Small Projects Division builds opportunities for employees and benefits for clients

For a management graduate of Loyola University Maryland, it was a dream job opportunity.

Jared Geary had applied his business skills to the construction industry over the past decade, initially working for a national home builder and later managing larger projects for Plano-Coudon Construction. But when company founders Brett Plano and Ryan Coudon announced their plan to create a Small Projects Division (SPD), Geary jumped at the chance to lead it.

“It was a great opportunity to do something entrepreneurial inside of an existing company – start from scratch to create a business unit and grow it,” Geary said.

Focused on completing projects priced up to $500,000, the SPD was designed to deliver several distinct benefits to Plano-Coudon and its clients.

SPD crews, for example, soon became vital tools in speeding the progress of large Plano-Coudon projects.

“You can run into tricky scenarios when you’re working through a punch list at the end of a project,” Plano said.

For example, a plumbing problem in a cabinet could require the general contractor to call back not only the plumbing and casework subcontractors, but also the tile work, electrical and drywall contractors could be required in the event an outlet, backsplash or wall was damaged during the repair.

“Scheduling a half a dozen trades to come back in to make that one fix could take weeks,” Plano said. “That can be a nuisance for an owner who just wants to get this one punch list item complete.”

The SPD, however, was designed to complete such jobs both quickly and expertly. Comprised of a foremen, carpenters and laborers, SPD crews could self-perform a wide variety of construction work and complete punch list repairs, such as the cabinet fix, within a day.

Similarly, Plano-Coudon could quickly tap SPD crews, rather than waiting to coordinate subcontractors, to provide general conditions needs on large projects. By installing safety railings, covering temporary holes in concrete and completing other general conditions tasks, the SPD crews could enable Plano-Coudon to quickly meet all safety needs on job sites and proceed with construction.

The SPD’s expertise, speed, flexibility and cost-competitiveness helped the division quickly build a hefty book of external clients.

The division follows the Plano-Coudon commitment to providing on-site supervision of all project work in order to manage clients’ risks. However, instead of assigning superintendents to projects, the SPD assigns foremen who have supervisory skills as well as trades skills and can self-perform some project work. That arrangement, Geary said, makes the SPD more cost competitive on small projects while still enabling the SPD to apply Plano-Coudon’s big-company sophistication to smaller jobs.
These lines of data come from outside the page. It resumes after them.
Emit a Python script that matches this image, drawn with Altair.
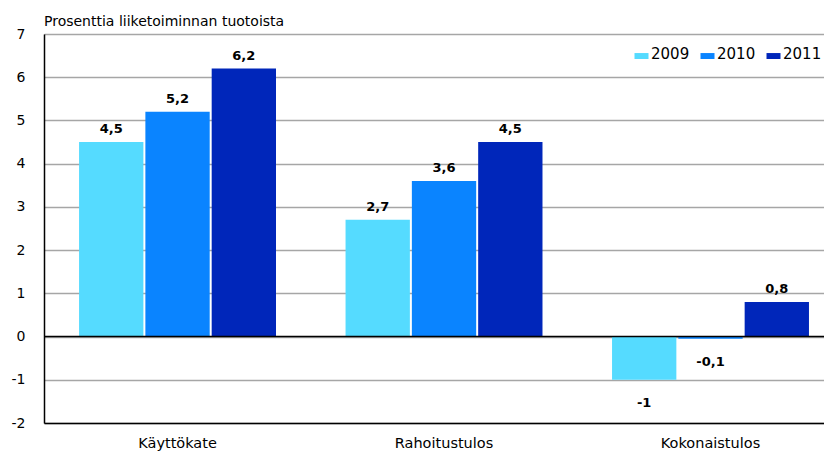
import altair as alt
import pandas as pd

categories = ["Käyttökate", "Rahoitustulos", "Kokonaistulos"]
years = ["2009", "2010", "2011"]
v2009 = [4.5, 2.7, -1.0]
v2010 = [5.2, 3.6, -0.05]
v2011 = [6.2, 4.5, 0.8]
l2009 = ["4,5", "2,7", "-1"]
l2010 = ["5,2", "3,6", "-0,1"]
l2011 = ["6,2", "4,5", "0,8"]
colors = ["#55DBFF", "#0A84FF", "#0026BA"]
y_ticks = [-2, -1, 0, 1, 2, 3, 4, 5, 6, 7]
subtitle = "Prosenttia liiketoiminnan tuotoista"

rows = []
for yr, vals, labs in zip(years, [v2009, v2010, v2011], [l2009, l2010, l2011]):
    for c, v, l in zip(categories, vals, labs):
        rows.append({"category": c, "year": yr, "value": v, "label": l})
df = pd.DataFrame(rows)

FONT = "DejaVu Sans"

x_enc = alt.X("category:N", sort=categories,
              scale=alt.Scale(paddingInner=0.261, paddingOuter=0.094, align=0.7),
              axis=alt.Axis(title=None, labelAngle=0, ticks=False, labelPadding=13,
                            labelFontSize=14.5, labelFont=FONT, labelColor="#000",
                            domainColor="#000", domainWidth=1.5))
xo_enc = alt.XOffset("year:N", sort=years, scale=alt.Scale(paddingInner=0.03, paddingOuter=0))
y_scale = alt.Scale(domain=[-2, 7], nice=False)

base = alt.Chart(df)

bars = base.mark_bar().encode(
    x=x_enc,
    xOffset=xo_enc,
    y=alt.Y("value:Q", scale=y_scale,
            axis=alt.Axis(title=None, values=y_ticks, ticks=False, labelPadding=19,
                          labelExpr="'' + datum.value",
                          labelFontSize=14, labelFont=FONT, labelColor="#000",
                          grid=True, gridColor="#a6a6a6", gridWidth=1.5,
                          domainColor="#000", domainWidth=1.5)),
    color=alt.Color("year:N", sort=years,
                    scale=alt.Scale(domain=years, range=colors),
                    legend=alt.Legend(title=None, orient="none", direction="horizontal",
                                      legendX=590, legendY=12,
                                      symbolType="M-1,-0.1H1V0.75H-1Z", symbolSize=196,
                                      symbolStrokeWidth=0, symbolOpacity=1,
                                      labelFont=FONT, labelFontSize=15, labelColor="#000",
                                      labelOffset=2, columnPadding=10, padding=0)),
)

pos_text = base.transform_filter("datum.value >= 0").mark_text(
    font=FONT, fontSize=13, fontWeight="bold", baseline="alphabetic", dy=-9, color="#000"
).encode(x=x_enc, xOffset=xo_enc, y=alt.Y("value:Q", scale=y_scale), text="label:N")

neg_text = base.transform_filter("datum.value < 0").mark_text(
    font=FONT, fontSize=13, fontWeight="bold", baseline="alphabetic", dy=27, color="#000"
).encode(x=x_enc, xOffset=xo_enc, y=alt.Y("value:Q", scale=y_scale), text="label:N")

zero = alt.Chart(pd.DataFrame({"z": [0]})).mark_rule(color="#000", strokeWidth=1.5).encode(
    y=alt.Y("z:Q", scale=y_scale)
)

chart = alt.layer(bars, zero, pos_text, neg_text).properties(
    width=780, height=389,
    autosize=alt.AutoSizeParams(type="none"),
    padding={"left": 36, "top": 26, "right": 0, "bottom": 31},
    title=alt.TitleParams(subtitle, anchor="start", frame="group", font=FONT,
                          fontSize=14, fontWeight="normal", color="#000", offset=-2),
).configure_view(stroke=None).configure(background="white")

chart.save("out.html", embed_options={"renderer": "svg", "actions": False})
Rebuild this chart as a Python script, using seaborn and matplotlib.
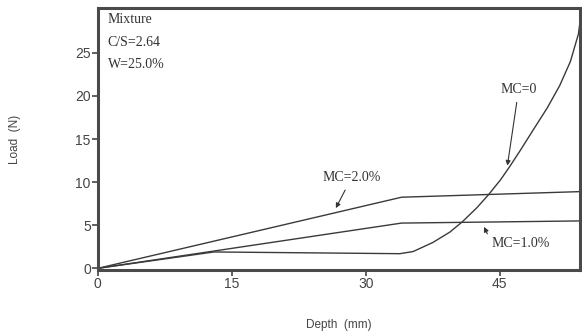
import pandas as pd
import matplotlib.pyplot as plt
import seaborn as sns

# valores
depth_mc20 = [0, 34, 54]
load_mc20 = [0, 8.25, 8.9]

depth_mc10 = [0, 34, 54]
load_mc10 = [0, 5.25, 5.5]

depth_mc0 = [0, 13, 33.8, 35.3, 37.5, 39.4, 40.8, 42.4, 43.7, 45.1, 46.1, 47.3,
             48.7, 50.3, 51.7, 52.9, 53.8, 54]
load_mc0 = [0, 1.9, 1.7, 1.95, 3.0, 4.2, 5.4, 7.0, 8.5, 10.3, 11.8, 13.7,
            16.0, 18.6, 21.2, 24.0, 27.2, 28.8]

x_ticks = [0, 15, 30, 45]
y_ticks = [0, 5, 10, 15, 20, 25]

df = pd.concat([
    pd.DataFrame({"depth": depth_mc20, "load": load_mc20, "serie": "MC=2.0%"}),
    pd.DataFrame({"depth": depth_mc10, "load": load_mc10, "serie": "MC=1.0%"}),
    pd.DataFrame({"depth": depth_mc0, "load": load_mc0, "serie": "MC=0"}),
])

sns.set_style("ticks")
plt.rcParams["font.family"] = ["Liberation Sans", "DejaVu Sans"]

fig = plt.figure(figsize=(5.82, 3.33), dpi=100)
ax = fig.add_axes([0.168, 0.189, 0.829, 0.787])

line_color = "#3a3a3a"
sns.lineplot(data=df, x="depth", y="load", units="serie", estimator=None,
             sort=False, color=line_color, linewidth=1.0, ax=ax, legend=False)

ax.set_xlim(0, 54)
ax.set_ylim(-0.2, 30.2)
ax.set_xticks(x_ticks)
ax.set_yticks(y_ticks)
ax.tick_params(colors="#444444", labelsize=10, length=4, width=1.2, pad=1)
for side in ["left", "right", "top", "bottom"]:
    ax.spines[side].set_visible(True)
    ax.spines[side].set_linewidth(2.2)
    ax.spines[side].set_color("#4a4a4a")

ax.set_xlabel("Depth  (mm)", fontsize=8.5, color="#444444", labelpad=20)
ax.set_ylabel("Load  (N)", fontsize=8.5, color="#444444")
ax.yaxis.set_label_coords(-0.16, 0.5)

serif = ["Liberation Serif", "DejaVu Serif"]
ax.text(1.1, 28.9, "Mixture", family=serif, fontsize=10, color="#333333", va="center")
ax.text(1.1, 26.2, "C/S=2.64", family=serif, fontsize=10, color="#333333", va="center")
ax.text(1.1, 23.7, "W=25.0%", family=serif, fontsize=10, color="#333333", va="center")

arrow = dict(arrowstyle="-|>", color="#333333", lw=0.8, mutation_scale=7)
ax.annotate("MC=2.0%", xy=(26.5, 6.7), xytext=(28.4, 10.5), family=serif,
            fontsize=10, color="#333333", ha="center", va="center", arrowprops=arrow)
ax.annotate("MC=0", xy=(45.8, 11.6), xytext=(47.1, 20.7), family=serif,
            fontsize=10, color="#333333", ha="center", va="center", arrowprops=arrow)
ax.annotate("MC=1.0%", xy=(43.1, 5.1), xytext=(44.1, 2.9), family=serif,
            fontsize=10, color="#333333", ha="left", va="center",
            arrowprops=dict(arrowstyle="-|>", color="#333333", lw=0.8,
                            mutation_scale=7, relpos=(0.0, 0.5)))

fig.savefig("out.png", dpi=100)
Since it was created in 2010, the SPD has completed projects ranging from small office renovations and site improvements, to the installation of a complex gable roof at a Sykesville church. In the last fiscal year alone, the division’s revenue grew 76 percent. It has even enabled Plano-Coudon to land larger projects.

“Very rarely in Baltimore do you knock on a brand new door and have somebody say, ‘Sure, here’s a $15-million job. Take a shot at that,’” Plano said.

Through a series of well-executed small projects, however, the SPD has proven Plano-Coudon’s value to some new clients and opened the door to larger contracts.

The SPD has also generated one benefit for Plano-Coudon staff. Individuals hired by the division are “a special breed,” such as carpentry or drywall foreman who are eager to take on the challenge of managing multiple trades and delivering completed projects on time, on budget and to the client’s satisfaction.

“People see the Small Projects Division as a good growth opportunity for them professionally,” Geary said. “They can get several projects under their belt quickly, probably 6-10 projects in a year. It helps them build a resume of good clients and good projects, and can set the stage for them to become superintendents or project managers.”